NAME: Markos Gavras of Iakovos and Evangelia – son of Iakovos M. Gavras (1907-1979) and father of Iakovos (Giakoumis) M. Gavras (1990) and Georgios M. Gavras (1994)
PLACE OF BIRTH: Ηora, Amorgos
PLACE OF DEATH: Athens
PLACE OF RESIDENCE: Amorgos
SPOUSE / MAIDEN NAME: Maria of Georgios Prasinos / Prasinou
PROFESSION: Public Servant
INSTRUMENT: Violin, Lute, Singer
BIOGRAPHICAL NOTE
Markos Gavras was a violinist, lute player, and singer, with an active presence in the musical life of Amorgos from the early 1980s. He was born and lived in Chora, Amorgos. From an early age he grew up in a home where instruments were always present (violin, lute, mandolin, guitar), and he listened to his father playing at weddings, village festivals, and Carnival celebrations. A characteristic childhood memory is that, returning home from primary school, he secretly took his father’s violin and played a phrase from a song he had learned at school; this moment seems to have confirmed to his father his musical “ear” and natural talent.

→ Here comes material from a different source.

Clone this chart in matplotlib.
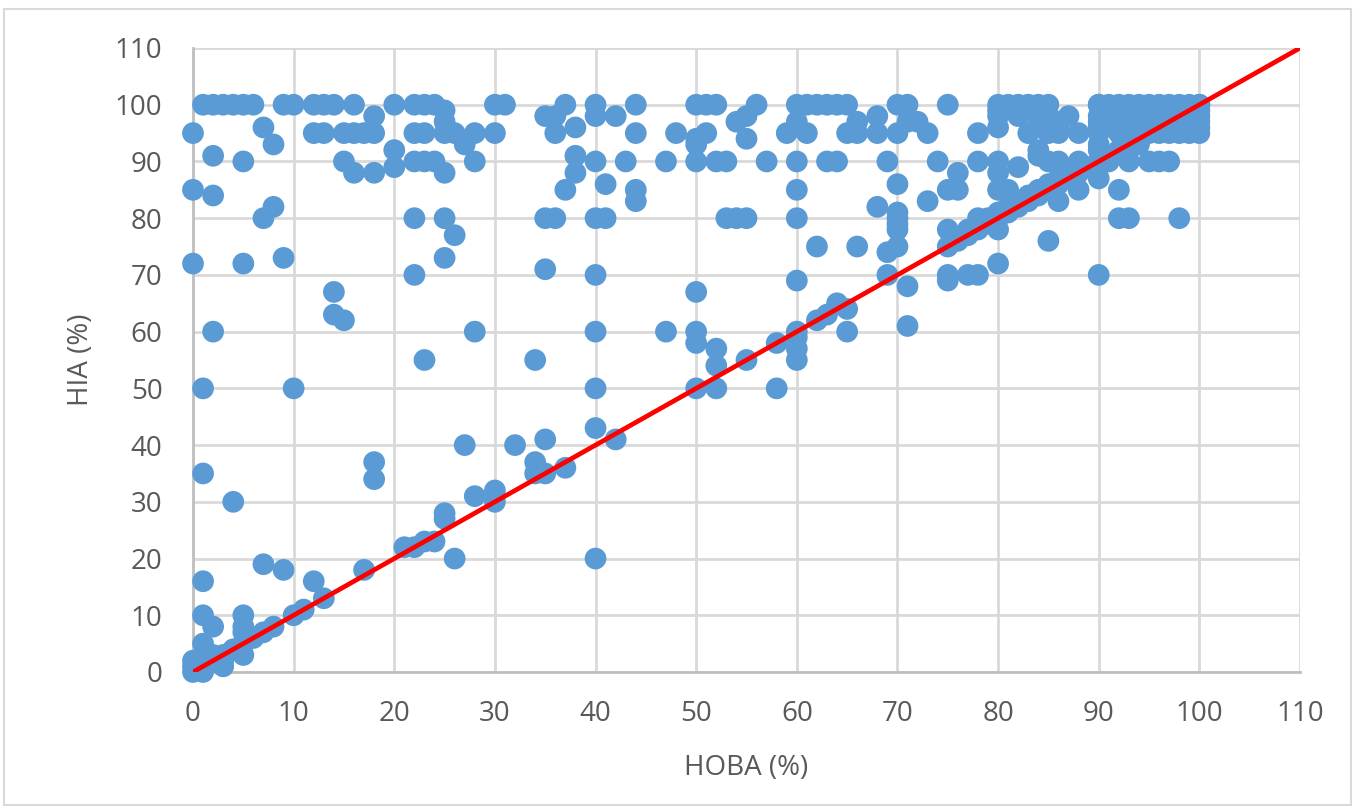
import matplotlib
matplotlib.use("Agg")
import matplotlib.pyplot as plt
from matplotlib.patches import Rectangle

plt.rcParams['font.family'] = ['Open Sans', 'DejaVu Sans']

# (HOBA %, HIA %) pairs
top_row_x = [1, 2, 3, 4, 5, 6, 9, 10, 12, 13, 14, 16, 20, 22, 23, 24, 30, 31, 37, 40, 44,
             50, 51, 52, 56, 60, 61, 62, 63, 64, 65, 70, 71, 75, 80, 81, 82, 83, 84, 85,
             90, 91, 92, 93, 94, 95, 96, 97, 98, 99, 100]

upper_pts = [
    (25, 99), (18, 98), (35, 98), (36, 98), (40, 98), (42, 98), (55, 98), (68, 98), (80, 98),
    (87, 98), (90, 98), (100, 98), (95, 98), (97, 98),
    (25, 97), (54, 97), (60, 97), (71, 97), (72, 97), (66, 97), (86, 97),
    (7, 96), (38, 96), (80, 96), (100, 96), (93, 96),
    (0, 95), (12, 95), (13, 95), (15, 95), (16, 95), (17, 95), (18, 95), (22, 95), (23, 95),
    (25, 95), (26, 95), (28, 95), (30, 95), (36, 95), (44, 95), (48, 95), (51, 95), (59, 95),
    (61, 95), (65, 95), (66, 95), (68, 95), (70, 95), (73, 95), (78, 95), (83, 95), (85, 95),
    (86, 95), (88, 95), (90, 95), (92, 95), (94, 95), (96, 95), (99, 95), (100, 95),
    (50, 94), (55, 94), (8, 93), (27, 93), (50, 93), (90, 93), (20, 92), (84, 92),
    (2, 91), (38, 91), (84, 91), (90, 92),
    (5, 90), (15, 90), (22, 90), (23, 90), (24, 90), (28, 90), (40, 90), (43, 90), (47, 90),
    (50, 90), (52, 90), (53, 90), (57, 90), (60, 90), (63, 90), (64, 90), (69, 90), (74, 90),
    (78, 90), (80, 90), (85, 90), (86, 90), (88, 90), (93, 90), (95, 90), (96, 90), (97, 90),
    (20, 89), (82, 89), (16, 88), (18, 88), (25, 88), (38, 88), (80, 88), (76, 88), (90, 87),
    (86, 86), (70, 86), (41, 86),
    (0, 85), (37, 85), (44, 85), (60, 85), (75, 85), (76, 85), (80, 85), (81, 85), (88, 85),
    (92, 85), (2, 84), (44, 83), (73, 83), (86, 83), (8, 82), (68, 82), (82, 82),
]

middle_pts = [
    (7, 80), (22, 80), (25, 80), (35, 80), (36, 80), (40, 80), (41, 80), (53, 80), (54, 80),
    (55, 80), (60, 80), (70, 80), (70, 81), (70, 79), (78, 80), (92, 80), (93, 80), (98, 80),
    (26, 77), (70, 78), (75, 78), (77, 77), (80, 78), (85, 76), (62, 75), (66, 75), (70, 75),
    (75, 75), (69, 74), (0, 72), (5, 72), (9, 73), (25, 73), (35, 71), (80, 72),
    (22, 70), (40, 70), (69, 70), (75, 70), (75, 69), (77, 70), (78, 70), (90, 70), (60, 69),
    (71, 68), (50, 67), (14, 67), (64, 65), (65, 64), (63, 63), (14, 63), (62, 62), (15, 62),
    (71, 61), (2, 60), (28, 60), (40, 60), (47, 60), (50, 60), (60, 60), (65, 60), (60, 59),
    (50, 58), (58, 58), (52, 57), (60, 57), (23, 55), (34, 55), (55, 55), (60, 55), (52, 54),
    (1, 50), (10, 50), (40, 50), (50, 50), (52, 50), (58, 50),
]

lower_pts = [
    (40, 43), (35, 41), (42, 41), (27, 40), (32, 40), (18, 37), (34, 37), (37, 36), (1, 35),
    (34, 35), (35, 35), (18, 34), (30, 32), (28, 31), (4, 30), (30, 30), (25, 28), (25, 27),
    (23, 23), (24, 23), (21, 22), (22, 22), (26, 20), (40, 20), (7, 19), (9, 18), (17, 18),
    (1, 16), (12, 16), (13, 13), (11, 11), (10, 10), (1, 10), (5, 10), (2, 8), (5, 8), (8, 8),
    (7, 7), (5, 7), (6, 6), (1, 5), (5, 5), (4, 4), (3, 3), (2, 3), (5, 3), (3, 2), (3, 1),
    (1, 2), (1, 1), (0, 1), (0, 0), (1, 0), (0, 2),
]

diag_pts = [
    (76, 76), (77, 78), (78, 78), (79, 79), (79, 80), (80, 80), (80, 81), (81, 81), (81, 82),
    (82, 83), (83, 83), (83, 84), (84, 84), (84, 85), (85, 85), (85, 86), (86, 87), (87, 87),
    (87, 88), (88, 88), (89, 89), (90, 90), (90, 89), (91, 91), (91, 90), (92, 92), (93, 93),
    (93, 92), (94, 94), (94, 93), (95, 95), (95, 96), (96, 96), (97, 97), (97, 96), (98, 98),
    (98, 97), (99, 99), (99, 97), (100, 100), (100, 99), (100, 97),
    (91, 97), (92, 98), (93, 99), (94, 97), (95, 97), (96, 98), (97, 99), (98, 96), (99, 98),
    (91, 99), (92, 96), (94, 99), (96, 99), (97, 95), (98, 95), (90, 100), (90, 97), (90, 96),
    (80, 99), (82, 98), (83, 99), (84, 97), (85, 98), (86, 96), (84, 96),
]

hoba = top_row_x + [p[0] for p in upper_pts + middle_pts + lower_pts + diag_pts]
hia = [100] * len(top_row_x) + [p[1] for p in upper_pts + middle_pts + lower_pts + diag_pts]

line_x = [0, 110]
line_y = [0, 110]
ticks = list(range(0, 111, 10))

fig = plt.figure(figsize=(13.55, 8.08), dpi=100)
ax = fig.add_axes([193 / 1355, 1 - 672 / 808, (1300 - 193) / 1355, (672 - 48) / 808])

ax.scatter(hoba, hia, s=245, color='#5B9BD5', edgecolors='none', zorder=3, clip_on=False)
ax.plot(line_x, line_y, color='#FF0000', linewidth=3.4, zorder=4, solid_capstyle='round')

ax.set_xlim(0, 110)
ax.set_ylim(0, 110)
ax.set_xticks(ticks)
ax.set_yticks(ticks)
ax.grid(True, color='#d9d9d9', linewidth=2.0, zorder=0)
ax.set_axisbelow(True)
for s in ['top', 'right']:
    ax.spines[s].set_visible(False)
for s in ['left', 'bottom']:
    ax.spines[s].set_color('#bfbfbf')
    ax.spines[s].set_linewidth(2.0)
ax.tick_params(axis='both', length=0, labelsize=20, labelcolor='#595959')
ax.tick_params(axis='x', pad=20)
ax.tick_params(axis='y', pad=22)

ax.set_xlabel('HOBA (%)', fontsize=20, color='#595959', labelpad=19)
ax.set_ylabel('HIA (%)', fontsize=20, color='#595959', labelpad=14)

fig.patches.append(Rectangle((4 / 1355, 3 / 808), 1347 / 1355, 796 / 808, transform=fig.transFigure,
                             fill=False, edgecolor='#d9d9d9', linewidth=1.5))

fig.savefig('out.png', dpi=100)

His father, Iakovos M. Gavras, was an amateur musician who played violin, lute, mandolin, and guitar. He worked in Athens before and after the war, retired relatively early, and returned to Amorgos, where he married at an advanced age; he had Markos when he was about 55. Although Markos did not have the chance to apprentice systematically under him (his father died a few months after Markos graduated from high school), he remembered him as a musician with broader knowledge: he improvised on the lute, played waltzes, rebetika, and even tunes from the Ioanian islands. An important figure in the family memory is also his father’s sister, Anna Gavras, who—according to older testimonies—was highly sociable, with a “strong” voice and exceptional skill on the mandolin.

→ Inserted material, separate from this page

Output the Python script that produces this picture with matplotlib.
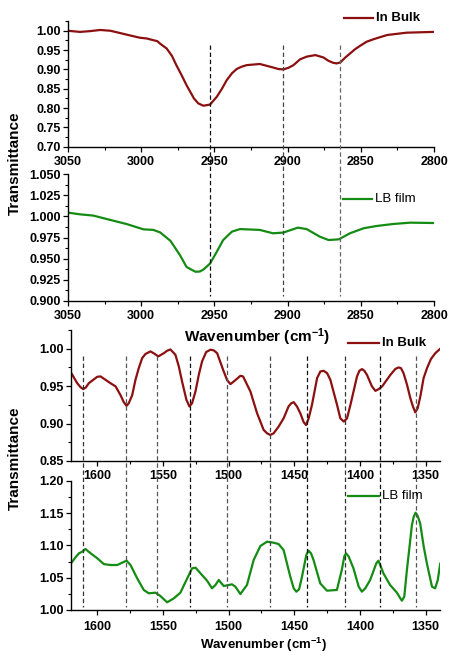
import matplotlib
matplotlib.use('Agg')
import matplotlib.pyplot as plt
from matplotlib.ticker import MultipleLocator, FormatStrFormatter
import matplotlib.transforms as mtransforms

plt.rcParams['font.family'] = ['Liberation Sans', 'DejaVu Sans']
plt.rcParams['font.weight'] = 'bold'
plt.rcParams['mathtext.fontset'] = 'custom'
plt.rcParams['mathtext.rm'] = 'Liberation Sans:bold'
plt.rcParams['mathtext.bf'] = 'Liberation Sans:bold'
plt.rcParams['mathtext.default'] = 'bf'

# ---------------- data ----------------
# CH stretching region, In Bulk
wn_ch_bulk = [3050, 3041.8, 3035, 3028, 3021, 3010, 3001, 2996.3, 2989, 2987.2, 2982.6, 2979,
              2976, 2972.4, 2969, 2964, 2961, 2957.5, 2953, 2948.4, 2945, 2941.6, 2938,
              2934.8, 2931.4, 2928, 2919, 2910, 2906.3, 2903, 2899.5, 2896, 2891.5, 2887,
              2881, 2875.6, 2872, 2868.8, 2866.5, 2864, 2860.8, 2857.4, 2854, 2850.5, 2846,
              2841.4, 2832, 2818.7, 2800.4]
t_ch_bulk = [1.000, 0.997, 0.999, 1.002, 1.000, 0.990, 0.982, 0.980, 0.973, 0.967, 0.954, 0.935,
             0.911, 0.885, 0.859, 0.825, 0.812, 0.806, 0.809, 0.829, 0.849, 0.872, 0.890,
             0.901, 0.907, 0.911, 0.914, 0.905, 0.901, 0.900, 0.904, 0.911, 0.926, 0.933,
             0.937, 0.931, 0.922, 0.917, 0.9155, 0.918, 0.930, 0.941, 0.952, 0.961, 0.9716,
             0.978, 0.989, 0.995, 0.997]

# CH stretching region, LB film
wn_ch_lb = [3050, 3041.8, 3032.7, 3021, 3010, 2998.5, 2991.7, 2987, 2980, 2973.5, 2969,
            2963, 2960, 2957.5, 2953, 2948.4, 2944, 2938, 2932.5, 2919, 2910, 2903, 2893,
            2887, 2878, 2872, 2865, 2857.4, 2848, 2839, 2828, 2816.4, 2800.4]
t_ch_lb = [1.0045, 1.0025, 1.001, 0.9958, 0.991, 0.9847, 0.984, 0.981, 0.971, 0.954, 0.940,
           0.9344, 0.9346, 0.937, 0.944, 0.958, 0.972, 0.982, 0.985, 0.984, 0.980, 0.9808,
           0.9867, 0.985, 0.976, 0.972, 0.9728, 0.980, 0.986, 0.9887, 0.991, 0.9926, 0.9922]

# fingerprint region, In Bulk
wn_fp_bulk = [1619.6, 1615.3, 1612.8, 1610.7, 1608.7, 1606.4, 1600, 1597.5, 1595, 1590, 1586,
              1582.3, 1579.8, 1577.7, 1576, 1573.4, 1570.9, 1568.4, 1565.8, 1563.3, 1559.5,
              1556.4, 1553.6, 1549.3, 1546.8, 1544.3, 1540.5, 1537.9, 1535.4, 1532.1, 1529.8,
              1527.8, 1525.2, 1522.7, 1520.2, 1517.1, 1513.8, 1511.3, 1508.7, 1503.7, 1501.1,
              1498.6, 1496, 1493.5, 1491, 1489, 1483.4, 1478.3, 1475.8, 1473.3, 1470.7,
              1468.2, 1465.7, 1461.9, 1458.1, 1454.3, 1452.2, 1450.4, 1447.9, 1445.4, 1442.8,
              1441, 1439, 1436.5, 1432.6, 1430.1, 1427.6, 1425, 1422.5, 1417.4, 1414.9,
              1412.3, 1409.8, 1407.2, 1402.2, 1400.4, 1398.4, 1396.6, 1394.6, 1390.8, 1388.2,
              1385.7, 1383.1, 1376.8, 1373, 1370.5, 1368.7, 1366.7, 1364.1, 1361.6, 1359.6,
              1357.8, 1356, 1354, 1351.5, 1348.9, 1345.9, 1342.6, 1338.8]
t_fp_bulk = [0.967, 0.954, 0.9487, 0.946, 0.9482, 0.954, 0.9625, 0.963, 0.960, 0.954, 0.9496,
             0.938, 0.9286, 0.9237, 0.9272, 0.938, 0.9585, 0.974, 0.9875, 0.993, 0.9964,
             0.9933, 0.9897, 0.994, 0.9973, 0.999, 0.992, 0.9763, 0.956, 0.9317, 0.9228,
             0.9272, 0.943, 0.965, 0.983, 0.9955, 0.9987, 0.9978, 0.994, 0.9696, 0.958,
             0.9527, 0.9563, 0.960, 0.9638, 0.963, 0.943, 0.9138, 0.9027, 0.8915, 0.887,
             0.8848, 0.887, 0.896, 0.907, 0.923, 0.9272, 0.9286, 0.9228, 0.9138, 0.9018,
             0.898, 0.907, 0.925, 0.9607, 0.9696, 0.9705, 0.9674, 0.9585, 0.925, 0.907,
             0.9027, 0.907, 0.925, 0.963, 0.9705, 0.9728, 0.9705, 0.965, 0.9496, 0.9437,
             0.946, 0.9496, 0.965, 0.973, 0.975, 0.974, 0.967, 0.9518, 0.934, 0.9228,
             0.915, 0.9205, 0.936, 0.9607, 0.974, 0.9862, 0.994, 1.000]

# fingerprint region, LB film
wn_fp_lb = [1619.6, 1616.6, 1614, 1611.5, 1609, 1605, 1600, 1595, 1590, 1584.8, 1581, 1577.7,
            1574.7, 1569.6, 1564.6, 1560.8, 1555.7, 1551.9, 1546.8, 1541.7, 1536.7, 1532.1,
            1527.8, 1525.2, 1521.4, 1516.4, 1512.6, 1510, 1507.5, 1503.7, 1499.9, 1497.4,
            1494.8, 1491, 1486, 1480.9, 1475.8, 1470.7, 1465.7, 1461.9, 1458.1, 1453,
            1450.4, 1448.4, 1446.3, 1444.1, 1440.8, 1439.1, 1437.2, 1435.3, 1430.2, 1425.1,
            1417.5, 1413.8, 1411.8, 1410.5, 1408.5, 1404.9, 1400.9, 1398.5, 1395.9, 1392.2,
            1387.5, 1385.9, 1384, 1382.1, 1377, 1371.8, 1369.2, 1368, 1366.2, 1364.2,
            1362.2, 1360.4, 1359, 1357.6, 1356, 1354.1, 1351.4, 1349, 1345.1, 1342.7,
            1340.7, 1338.8]
t_fp_lb = [1.0732, 1.0814, 1.0876, 1.0902, 1.0943, 1.0876, 1.080, 1.071, 1.0696, 1.0696, 1.0732,
           1.0763, 1.0696, 1.049, 1.031, 1.0258, 1.0268, 1.0216, 1.0119, 1.018, 1.0268,
           1.0464, 1.0644, 1.0655, 1.0567, 1.0454, 1.0335, 1.0387, 1.0464, 1.0371, 1.0387,
           1.0397, 1.036, 1.0247, 1.0387, 1.0773, 1.099, 1.1057, 1.1041, 1.102, 1.0928,
           1.0515, 1.0335, 1.0283, 1.032, 1.0515, 1.085, 1.0918, 1.0876, 1.0773, 1.0412,
           1.0299, 1.031, 1.0619, 1.0835, 1.0876, 1.0825, 1.0644, 1.036, 1.0283, 1.0335,
           1.0464, 1.0722, 1.0763, 1.067, 1.0567, 1.0387, 1.0268, 1.018, 1.0144, 1.0206,
           1.0619, 1.098, 1.1314, 1.1443, 1.1505, 1.1454, 1.134, 1.098, 1.0722, 1.036,
           1.0335, 1.0464, 1.0722]

# marked band positions (cm-1)
peaks_ch = [2953, 2903, 2864]
peaks_fp = [1610.7, 1578.0, 1554.2, 1529.0, 1501.1, 1468.7, 1440.3, 1411.1, 1385.0, 1357.3]

labels = ['In Bulk', 'LB film']

# ---------------- styling ----------------
RED = '#8c1010'
GREEN = '#148c14'
W, H = 450, 655
fig = plt.figure(figsize=(4.5, 6.55), dpi=100)


def box(l, t, r, b):
    return [l / W, 1 - b / H, (r - l) / W, (b - t) / H]


def style(ax, xlim, ylim, ymaj, ymin, yfmt, xpad=3.3):
    ax.set_xlim(*xlim)
    ax.set_ylim(*ylim)
    for s in ('top', 'right'):
        ax.spines[s].set_visible(False)
    for s in ('left', 'bottom'):
        ax.spines[s].set_linewidth(1.0)
    ax.xaxis.set_major_locator(MultipleLocator(50))
    ax.xaxis.set_minor_locator(MultipleLocator(25))
    ax.yaxis.set_major_locator(MultipleLocator(ymaj))
    ax.yaxis.set_minor_locator(MultipleLocator(ymin))
    ax.yaxis.set_major_formatter(FormatStrFormatter(yfmt))
    ax.xaxis.set_major_formatter(FormatStrFormatter('%d'))
    ax.tick_params(which='major', direction='out', length=3.5, width=0.9, labelsize=9)
    ax.tick_params(which='minor', direction='out', length=2, width=0.8)
    ax.tick_params(axis='y', which='major', pad=1.5)
    ax.tick_params(axis='x', which='major', pad=xpad)
    for lab in ax.get_xticklabels() + ax.get_yticklabels():
        lab.set_fontweight('bold')
    ax.patch.set_alpha(0)


ax1 = fig.add_axes(box(68, 20.7, 434, 146.7))
ax2 = fig.add_axes(box(68, 174.3, 434, 300.7))
ax3 = fig.add_axes(box(71, 330, 440, 461))
ax4 = fig.add_axes(box(71, 480.7, 440, 610))

kw = dict(lw=1.6, solid_joinstyle='round', solid_capstyle='round')
ax1.plot(wn_ch_bulk, t_ch_bulk, color=RED, **kw)
ax2.plot(wn_ch_lb, t_ch_lb, color=GREEN, **kw)
ax3.plot(wn_fp_bulk, t_fp_bulk, color=RED, **kw)
ax4.plot(wn_fp_lb, t_fp_lb, color=GREEN, **kw)

style(ax1, (3050, 2800), (0.70, 1.026), 0.05, 0.025, '%.2f')
style(ax2, (3050, 2800), (0.90, 1.05), 0.025, 0.0125, '%.3f')
style(ax3, (1620, 1339), (0.85, 1.025), 0.05, 0.025, '%.2f')
style(ax4, (1620, 1339), (1.00, 1.20), 0.05, 0.025, '%.2f', xpad=4.5)

# dashed marker lines spanning both panels of each pair
tr_top = mtransforms.blended_transform_factory(ax1.transData, fig.transFigure)
ch_cols = ['#111111', '#444444', '#666666']
for p, c in zip(peaks_ch, ch_cols):
    fig.add_artist(plt.Line2D([p, p], [1 - 45 / H, 1 - 296 / H], transform=tr_top,
                              color=c, lw=0.9, dashes=(3.5, 2.2)))
tr_bot = mtransforms.blended_transform_factory(ax3.transData, fig.transFigure)
fp_cols = ['#333333', '#555555', '#555555', '#111111', '#555555', '#444444',
           '#111111', '#333333', '#111111', '#555555']
for p, c in zip(peaks_fp, fp_cols):
    fig.add_artist(plt.Line2D([p, p], [1 - 356 / H, 1 - 607 / H], transform=tr_bot,
                              color=c, lw=0.9, dashes=(3.5, 2.2)))


# legends (drawn as line + text in figure pixel coordinates)
def legend(x0, x1, y, text, color, weight):
    fig.add_artist(plt.Line2D([x0 / W, x1 / W], [1 - y / H, 1 - y / H],
                              transform=fig.transFigure, color=color, lw=1.6))
    fig.text((x1 + 3) / W, 1 - y / H, text, ha='left', va='center',
             fontsize=9.5, fontweight=weight, color='black')


legend(344, 373, 18.3, labels[0], RED, 'bold')
legend(343, 372, 199, labels[1], GREEN, 'normal')
legend(348, 379, 343.3, labels[0], RED, 'bold')
legend(348, 379, 496, labels[1], GREEN, 'normal')

# axis titles
fig.text(15 / W, 1 - 163 / H, 'Transmittance', rotation=90, ha='center', va='center',
         fontsize=11, fontweight='bold')
fig.text(15 / W, 1 - 458 / H, 'Transmittance', rotation=90, ha='center', va='center',
         fontsize=11, fontweight='bold')
fig.text(257 / W, 1 - 337 / H, r'Wavenumber (cm$^{-1}$)', ha='center', va='center',
         fontsize=11, fontweight='bold')
fig.text(264 / W, 1 - 645 / H, r'Wavenumber (cm$^{-1}$)', ha='center', va='center',
         fontsize=9.5, fontweight='bold')

fig.savefig('out.png', dpi=100)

After adolescence, Markos Gavras was forced to leave Amorgos to complete the final grades of high school off the island. Upon returning, and after his father’s death, a decisive impetus for beginning serious study came from a cassette recording of a celebration in Chora, where he heard his father playing violin. Guided by that sound and through long hours of daily practice, he attempted to “copy” the playing, discovering in the process that he had an exceptionally good ear. At the same time, he turned to the lute under the guidance of Leonidas G. Vlavianός (a lute player/singer and collaborator of his father), from whom he learned the “Amorgian” approach to accompaniment and melodic handling (rhythm, trills/double trills, and executing the tune on the lower string of the laouto). What he mastered on the lutee he later transferred to the violin, also making use of the distinctive Amorgian “ala tourka” tuning (Sol–Re–La–Re), which he regarded as a pivotal element of the local sound color.
His first public/professional appearance took place in 1981, when he played at a café in Chora with the local violinist and singer Giorgos A. Nomikos (“Kazantzidis”). He described this experience as a “baptism of fire” and as the starting point for gaining the personal confidence to serve the Amorgian style. In the decades that followed, he participated in festivals and celebrations, focusing mainly on the local repertoire and the playing techniques associated with it.
A major milestone in his musical development was his acquaintance, in the early 1990s, with the philologist and music connoisseur Theodoros Koutsovangelis, who taught students (including him) basic elements of reading music, meter, and musical notation. With his help, Markos improved his technique, took part in concert activity, and expanded his repertoire toward modern Greek art song (Theodorakis, Hatzidakis, Markopoulos, etc.). Later, he followed and drew on the knowledge and discographic output of his contemporary Nikolaos D. Oikonomidis (a violinist and singer from Schoinousa), whom he regarded as a point of reference, while still remaining devoted to his own style.
Alongside secular music, he also cultivated Byzantine chant: from childhood he listened to radio broadcasts from the Metropolis of Athens, especially the Protopsaltis Spyros Peristeris, whom he later came to know personally. From the mid-1980s he began chanting in church, largely self-taught, relying chiefly on his ear and memory. In 2001, on the occasion of the reception of the icon of Panagia Hozoviotissa in Athens, he chanted at the Metropolis of Athens on the right choir stand, an experience he described as a pinnacle.
In his musical thinking he emphasized the affinity between modes/echoi of Byzantine music and Amorgian tunes (e.g., linking the Amorgian Mantinada with the First Echos and the “Thermiotikos” with the Second), without, of course, equating singing with the art of chanting. As for the local repertoire, he believed that—even if many tunes have roots outside Amorgos (Asia Minor, Constantinople, etc.)—they have been “grafted” onto the island and now constitute a local repertoire through their distinctive performance style and their social function in Amorgos’ festivals.
He was married to Maria Prasinou and was the father of two children, Iakovos (Giakoumis) and Giorgos, who, drawing on their father’s experience and the wider circle of Amorgian musicians, continue the family tradition by working professionally in music.